Endocytosis of hyaluronan in rat Kupffer cells

Abstract

The binding, uptake and degradation of hyaluronan (HA) labelled with 3H in its acetyl group were studied in cultured rat Kupffer cells (KC). At 4 degrees C the binding increased with increasing concentrations of HA in the culture medium up to at least 1 microgram/ml, when saturation occurred. Binding could be prevented efficiently by the addition of an excess of unlabelled HA, and to a lesser extent by chondroitin sulphate and oligosaccharide fragments of HA, consisting of four sugars or more.

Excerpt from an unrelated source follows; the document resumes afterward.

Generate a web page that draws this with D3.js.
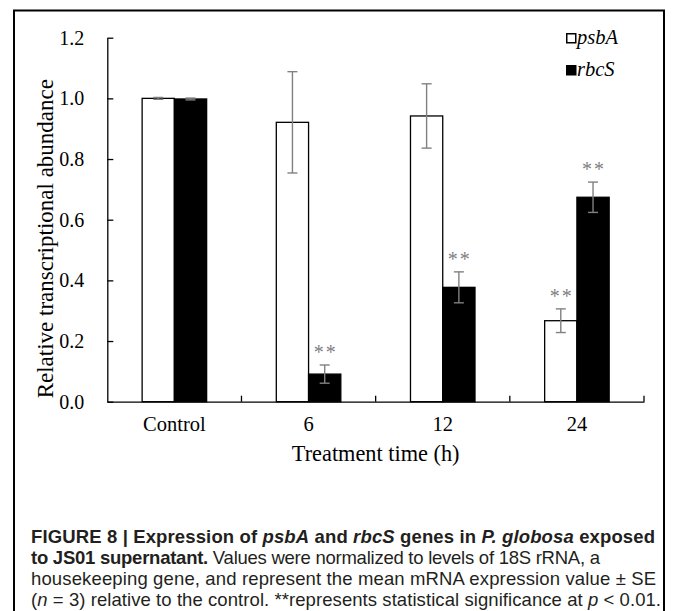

The labelled HA bound to the cells could be removed by incubating the cells with Streptomyces hyaluronidase, or trypsin, indicating that the HA-binding sites are located on the cell surface. At 37 degrees C HA was internalized in a concentration-dependent manner, and degradation products appeared in the supernatant after 1-5 h, depending on the concentration applied. At 50 ng of free HA/ml, each KC accumulated 60 ag of the polysaccharide/min in the first 1 h, and degraded a total amount of 10 fg of HA during an 8 h period. Addition of the negatively charged polysaccharide dextran sulphate reduced binding, and to an even greater extent internalization, of HA in KC, while no effect was observed with dextran. Depletion of intracellular potassium caused a marked reduction in the rate of endocytosis of cell-membrane-associated HA into KC, without affecting binding. Addition of KCl to the culture medium returned endocytosis of [3H]HA to normal levels. There was no effect on binding and a partial effect on internalization by depletion of bivalent cations or in the presence of EDTA. The degradation of [3H]HA by KC cultures was abolished in the presence of weak bases, NH4Cl and chloroquine, supporting the idea that HA is endocytosed into lysosomes prior to degradation. The fluid-phase marker [14C]sucrose was internalized in the cells at much lower rate than was HA. Rates of binding, internalization and degradation of HA in KC point therefore to a specific endocytosis followed by an intracellular degradation to low-M(r) compounds. It was estimated that, under physiological conditions, KC only clear a minor proportion of circulating HA.